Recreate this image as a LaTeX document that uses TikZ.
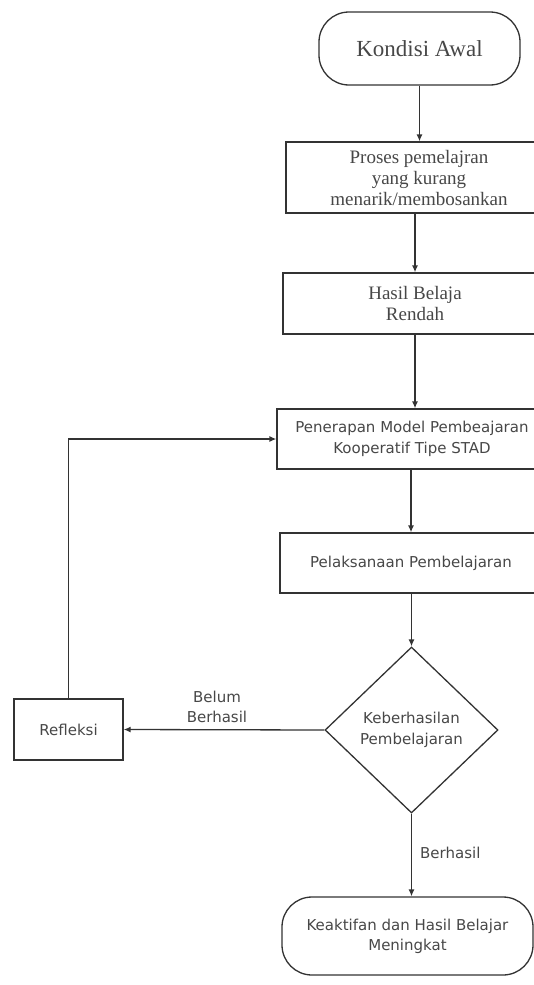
\documentclass[tikz,border=0pt]{standalone}
\usepackage{fontspec}
\setmainfont{Liberation Serif}
\newfontfamily\vsans{DejaVu Sans}
\usetikzlibrary{shapes.geometric,arrows.meta}
\begin{document}
\begin{tikzpicture}[x=1pt,y=-1pt,
 line/.style={draw=black!80, line width=1.3pt},
 arr/.style={line, -{Latex[length=7pt,width=6pt]}},
 box/.style={line, rectangle, inner sep=0pt, align=center, text=black!72},
 term/.style={box, rounded corners=30pt},
 serif/.style={font=\fontsize{19}{21}\selectfont},
 sans/.style={font=\vsans\fontsize{15}{21}\selectfont},
 lbl/.style={inner sep=0pt, align=center, text=black!72, font=\vsans\fontsize{15}{20}\selectfont},
]
\useasboundingbox (0,0) rectangle (534,985);
\clip (0,0) rectangle (534,985);
\node[term, font=\fontsize{23}{25}\selectfont, minimum width=201pt, minimum height=73pt] (start) at (419.5,48.5) {Kondisi Awal};
\node[box, serif, minimum width=266pt, minimum height=71pt] (proses) at (419,177.5) {Proses pemelajran\\yang kurang\\menarik/membosankan};
\node[box, serif, minimum width=264pt, minimum height=61pt] (hasil) at (415,303.5) {Hasil Belaja\\Rendah};
\node[box, sans, minimum width=270pt, minimum height=60pt] (pen) at (412,439) {Penerapan Model Pembeajaran\\Kooperatif Tipe STAD};
\node[box, sans, minimum width=262pt, minimum height=60pt] (pel) at (411,563) {Pelaksanaan Pembelajaran};
\node[line, diamond, aspect=1.04, inner sep=0pt, align=center, text=black!72, sans, minimum width=173pt, minimum height=166pt] (dec) at (411.5,730) {Keberhasilan\\Pembelajaran};
\node[box, sans, minimum width=109pt, minimum height=61pt] (refl) at (68.5,729.5) {Refleksi};
\node[term, sans, font=\vsans\fontsize{15}{20}\selectfont, minimum width=251pt, minimum height=78pt] (end) at (407.5,936) {Keaktifan dan Hasil Belajar\\Meningkat};
\draw[arr] (start.south) -- (start.south |- proses.north);
\draw[arr] (hasil.north |- proses.south) -- (hasil.north);
\draw[arr] (hasil.south) -- (hasil.south |- pen.north);
\draw[arr] (pel.north |- pen.south) -- (pel.north);
\draw[arr] (pel.south) -- (pel.south -| dec.north) -- (dec.north);
\draw[arr] (dec.west) -- (refl.east);
\draw[arr] (refl.north) |- (pen.west);
\draw[arr] (dec.south) -- (dec.south |- end.north);
\node[lbl] (belum) at (217,707) {Belum\\Berhasil};
\node[lbl, anchor=west] (berh) at (420,853) {Berhasil};
\end{tikzpicture}
\end{document}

:: Set problem ::
Copy every line above word for word and exclude the pictures.

:: Result for this exercise ::
Recreate this image as a LaTeX document that uses TikZ.
\documentclass[tikz,border=0pt]{standalone}
\usepackage{fontspec}
\setmainfont{Liberation Serif}
\newfontfamily\vsans{DejaVu Sans}
\usetikzlibrary{shapes.geometric,arrows.meta}
\begin{document}
\begin{tikzpicture}[x=1pt,y=-1pt,
 line/.style={draw=black!80, line width=1.3pt},
 arr/.style={line, -{Latex[length=7pt,width=6pt]}},
 box/.style={line, rectangle, inner sep=0pt, align=center, text=black!72},
 term/.style={box, rounded corners=30pt},
 serif/.style={font=\fontsize{19}{21}\selectfont},
 sans/.style={font=\vsans\fontsize{15}{21}\selectfont},
 lbl/.style={inner sep=0pt, align=center, text=black!72, font=\vsans\fontsize{15}{20}\selectfont},
]
\useasboundingbox (0,0) rectangle (534,985);
\clip (0,0) rectangle (534,985);
\node[term, font=\fontsize{23}{25}\selectfont, minimum width=201pt, minimum height=73pt] (start) at (419.5,48.5) {Kondisi Awal};
\node[box, serif, minimum width=266pt, minimum height=71pt] (proses) at (419,177.5) {Proses pemelajran\\yang kurang\\menarik/membosankan};
\node[box, serif, minimum width=264pt, minimum height=61pt] (hasil) at (415,303.5) {Hasil Belaja\\Rendah};
\node[box, sans, minimum width=270pt, minimum height=60pt] (pen) at (412,439) {Penerapan Model Pembeajaran\\Kooperatif Tipe STAD};
\node[box, sans, minimum width=262pt, minimum height=60pt] (pel) at (411,563) {Pelaksanaan Pembelajaran};
\node[line, diamond, aspect=1.04, inner sep=0pt, align=center, text=black!72, sans, minimum width=173pt, minimum height=166pt] (dec) at (411.5,730) {Keberhasilan\\Pembelajaran};
\node[box, sans, minimum width=109pt, minimum height=61pt] (refl) at (68.5,729.5) {Refleksi};
\node[term, sans, font=\vsans\fontsize{15}{20}\selectfont, minimum width=251pt, minimum height=78pt] (end) at (407.5,936) {Keaktifan dan Hasil Belajar\\Meningkat};
\draw[arr] (start.south) -- (start.south |- proses.north);
\draw[arr] (hasil.north |- proses.south) -- (hasil.north);
\draw[arr] (hasil.south) -- (hasil.south |- pen.north);
\draw[arr] (pel.north |- pen.south) -- (pel.north);
\draw[arr] (pel.south) -- (pel.south -| dec.north) -- (dec.north);
\draw[arr] (dec.west) -- (refl.east);
\draw[arr] (refl.north) |- (pen.west);
\draw[arr] (dec.south) -- (dec.south |- end.north);
\node[lbl] (belum) at (217,707) {Belum\\Berhasil};
\node[lbl, anchor=west] (berh) at (420,853) {Berhasil};
\end{tikzpicture}
\end{document}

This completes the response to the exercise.